1. dbt_run = BashOperator(

2. task_id="dbt_run",

3. bash_command="dbt run",

4. # Pass Airflow macros as OS Environment Variables

5. env={

6. "DBT_ORCHESTRATOR": "Airflow",

7. "DBT_AIRFLOW_DAG_ID": "{{ dag.dag_id }}",

8. "DBT_AIRFLOW_RUN_TS": "{{ ts }}",

9. # Required for dbt to find your project/profiles

10. "DBT_PROFILES_DIR": "/path/to/profiles",

11. **os.environ # Pass existing env vars if needed

12. }

13. )

Elementary can pick up custom_env_variables that are defined under the elementary variable block in the dbt_project.yml file.

1. vars:

2. elementary:

3. # Tell Elementary to look for these specific env vars

4. # and save them in the 'dbt_invocations' table

5. custom_env_vars:

6. - DBT_ORCHESTRATOR

7. - DBT_AIRFLOW_DAG_ID

8. - DBT_AIRFLOW_RUN_TS

This creates a complete observability loop:

Airflow triggers the job and passes the ID.
dbt runs the logic and stamps the data with the ID and ts (using the approach described above).
Elementary observes the run and logs the metadata and row counts for alerts and dashboards.

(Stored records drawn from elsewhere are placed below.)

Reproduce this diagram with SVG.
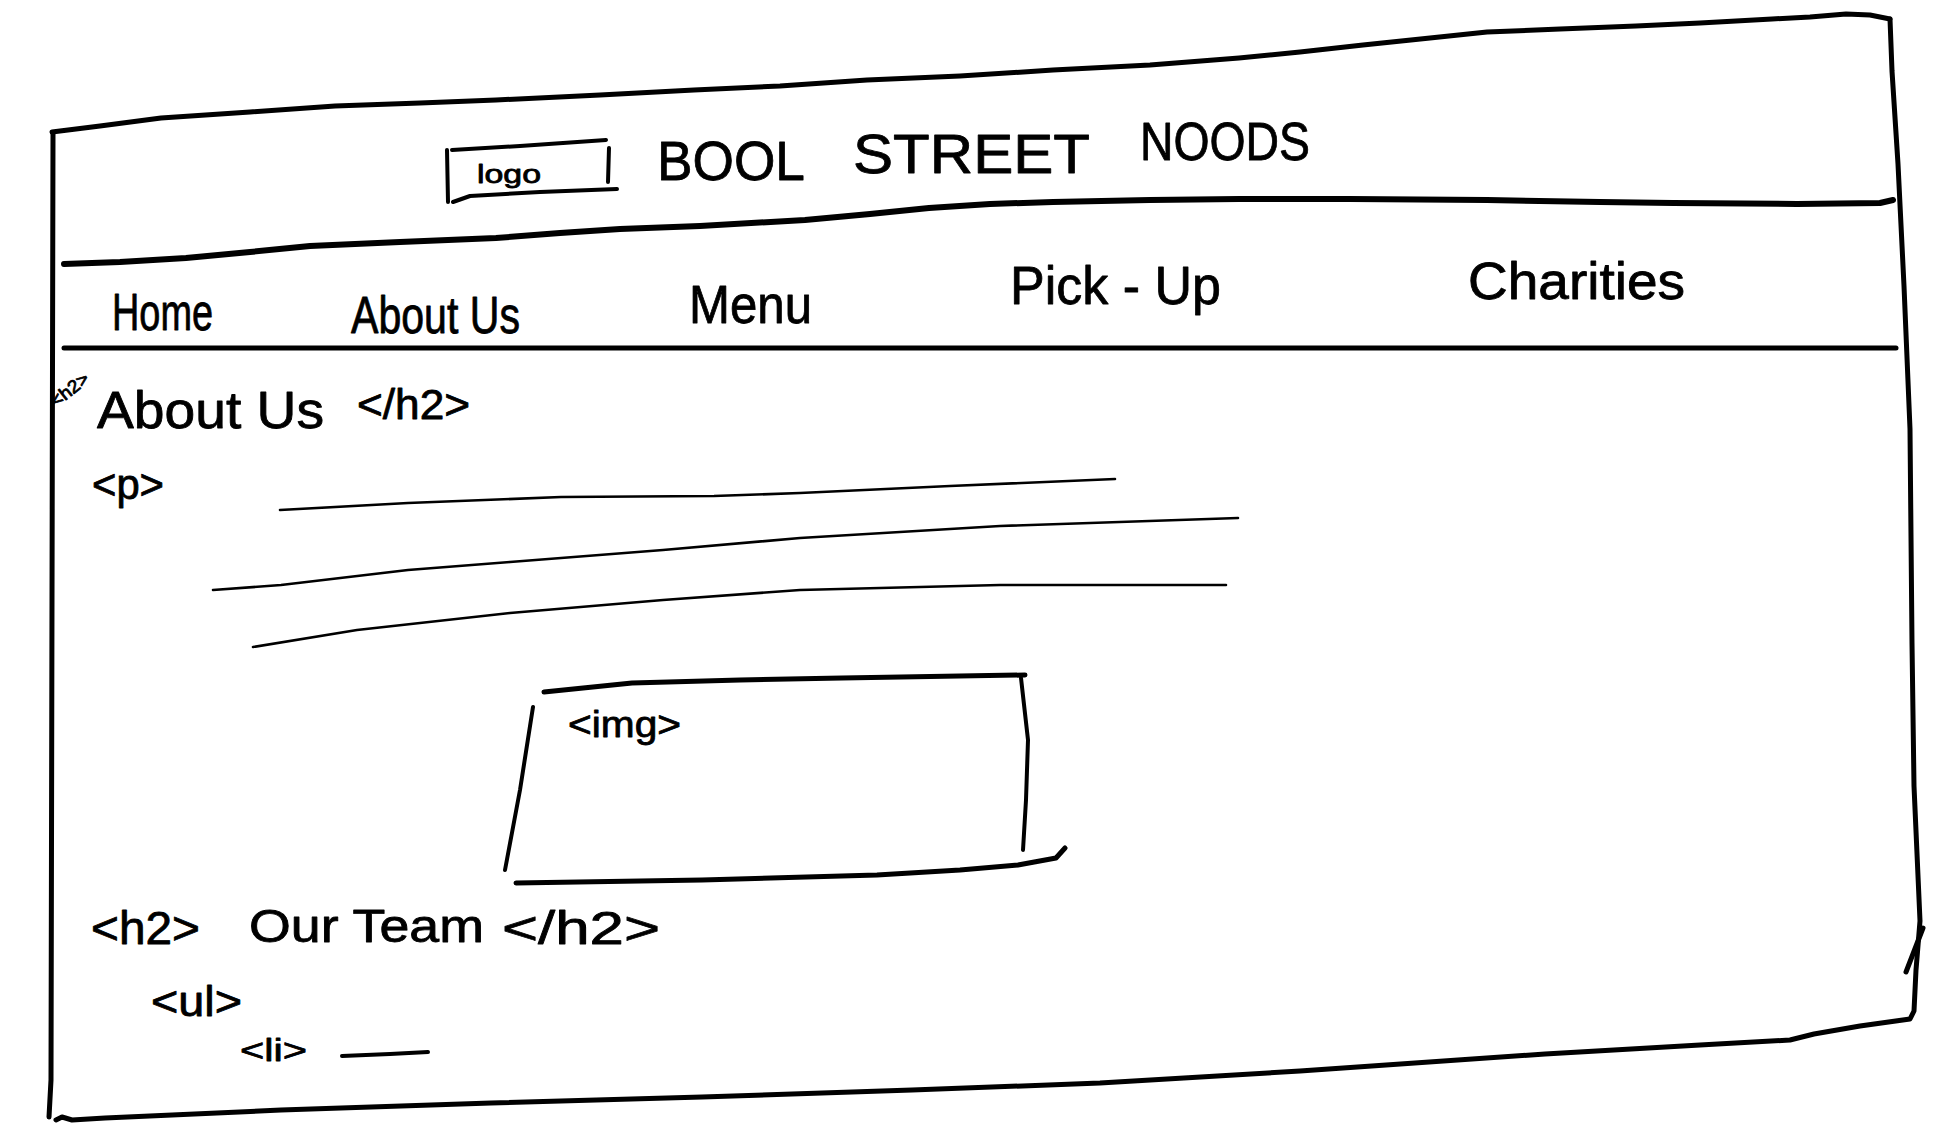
<svg xmlns="http://www.w3.org/2000/svg" width="1942" height="1124" viewBox="0 0 1942 1124">
<style>
.ink{fill:none;stroke:#000;stroke-linecap:round;stroke-linejoin:round}
.b{stroke-width:5}
.m{stroke-width:4}
.t{stroke-width:2.6}
text{font-family:"Liberation Sans","DejaVu Sans",sans-serif;fill:#000;stroke:#000;stroke-width:0.8;stroke-linejoin:round}
</style>
<rect width="1942" height="1124" fill="#fff"/>
<g id="page-frame">
<path class="ink b" d="M52,132 L100,126 L161,118 L250,112 L335,106 L420,103 L496,100 L600,95 L694,90 L780,86 L867,80 L960,76 L1053,70 L1150,65 L1239,58 L1300,52 L1363,45 L1430,38 L1487,32 L1560,29 L1636,26 L1700,23 L1772,19 L1810,17 L1846,14 L1870,15 L1890,19"/>
<path class="ink b" d="M1890,19 L1892,71 L1898,164 L1904,286 L1910,429 L1912,643 L1914,786 L1920,921 L1916,970 L1914,1011 L1910,1019 L1860,1026 L1814,1034 L1790,1040 L1700,1045 L1545,1054 L1300,1071 L1100,1083 L912,1090 L702,1097 L491,1103 L281,1110 L105,1118 L72,1120 L62,1117 L56,1120"/>
<path class="ink b" d="M1923,928 L1906,972"/>
<path class="ink b" d="M53,134 L52,600 L51,1080 L49,1117"/>
</g>
<g id="header">
<path class="ink" stroke-width="6" d="M64,264 L120,262 L186,258 L250,252 L310,246 L400,242 L496,238 L560,233 L620,229 L700,226 L805,220 L870,214 L929,208 L990,204 L1053,202 L1150,200 L1239,199 L1350,199 L1487,200 L1600,202 L1673,203 L1797,204 L1880,203 L1893,200"/>
<g id="logo">
<path class="ink m" d="M452,150 L520,146 L606,140"/>
<path class="ink m" d="M447,150 L448,202"/>
<path class="ink m" d="M453,202 L470,196 L540,192 L617,189"/>
<path class="ink m" d="M609,148 L608,182"/>
<text x="477" y="183" font-size="26" textLength="64" lengthAdjust="spacingAndGlyphs">logo</text>
</g>
<g id="title">
<text x="657" y="180" font-size="56" textLength="148" lengthAdjust="spacingAndGlyphs">BOOL</text>
<text x="853" y="173" font-size="56" textLength="237" lengthAdjust="spacingAndGlyphs">STREET</text>
<text x="1140" y="160" font-size="53" textLength="170" lengthAdjust="spacingAndGlyphs">NOODS</text>
</g>
</g>
<g id="nav">
<text x="112" y="330" font-size="52" textLength="101" lengthAdjust="spacingAndGlyphs">Home</text>
<text x="351" y="333" font-size="52" textLength="169" lengthAdjust="spacingAndGlyphs">About Us</text>
<text x="689" y="323" font-size="54" textLength="123" lengthAdjust="spacingAndGlyphs">Menu</text>
<text x="1010" y="304" font-size="54" textLength="211" lengthAdjust="spacingAndGlyphs">Pick - Up</text>
<text x="1468" y="299" font-size="52" textLength="217" lengthAdjust="spacingAndGlyphs">Charities</text>
<path class="ink b" d="M64,348 L1896,348"/>
</g>
<g id="about-heading">
<text x="0" y="0" font-size="18" transform="translate(56,408) rotate(-38)" textLength="44" lengthAdjust="spacingAndGlyphs">&lt;h2&gt;</text>
<text x="97" y="428" font-size="52" textLength="227" lengthAdjust="spacingAndGlyphs">About Us</text>
<text x="357" y="419" font-size="42" textLength="113" lengthAdjust="spacingAndGlyphs">&lt;/h2&gt;</text>
</g>
<g id="paragraph">
<text x="92" y="499" font-size="42" textLength="72" lengthAdjust="spacingAndGlyphs">&lt;p&gt;</text>
<path class="ink t" d="M280,510 L408,503 L561,497 L714,496 L800,493 L950,486 L1115,479"/>
<path class="ink t" d="M213,590 L281,585 L408,570 L510,562 L663,550 L800,538 L1000,526 L1238,518"/>
<path class="ink t" d="M253,647 L357,630 L510,613 L663,600 L800,590 L1000,585 L1226,585"/>
</g>
<g id="image">
<path class="ink b" d="M544,692 L632,683 L740,680 L842,678 L1025,675"/>
<path class="ink m" d="M533,707 L520,790 L505,870"/>
<path class="ink m" d="M1021,678 L1028,740 L1026,800 L1023,850"/>
<path class="ink b" d="M516,883 L702,880 L877,875 L960,870 L1018,865 L1056,858 L1065,848"/>
<text x="568" y="737" font-size="36" textLength="113" lengthAdjust="spacingAndGlyphs">&lt;img&gt;</text>
</g>
<g id="team-heading">
<text x="91" y="944" font-size="46" textLength="109" lengthAdjust="spacingAndGlyphs">&lt;h2&gt;</text>
<text x="249" y="942" font-size="46" textLength="235" lengthAdjust="spacingAndGlyphs">Our  Team</text>
<text x="502" y="944" font-size="46" textLength="158" lengthAdjust="spacingAndGlyphs">&lt;/h2&gt;</text>
</g>
<g id="team-list">
<text x="151" y="1016" font-size="42" textLength="91" lengthAdjust="spacingAndGlyphs">&lt;ul&gt;</text>
<text x="240" y="1061" font-size="32" textLength="67" lengthAdjust="spacingAndGlyphs">&lt;li&gt;</text>
<path class="ink m" d="M342,1056 L390,1054 L428,1052"/>
</g>
</svg>
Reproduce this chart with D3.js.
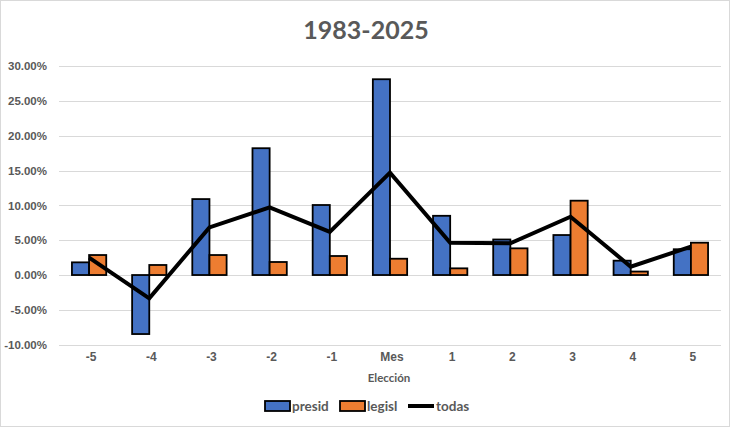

Achieving total pipeline visibility

By using dbt run --vars, every data row gets the exact Airflow logical timestamp ({{ ts }}) for perfect lineage. Integrating Elementary closes, the loop by monitoring run health and collecting metadata (like DAG ID) through environment variables. This ensures data is traceable, and your entire pipeline is observable. This solves both data quality and operational challenges.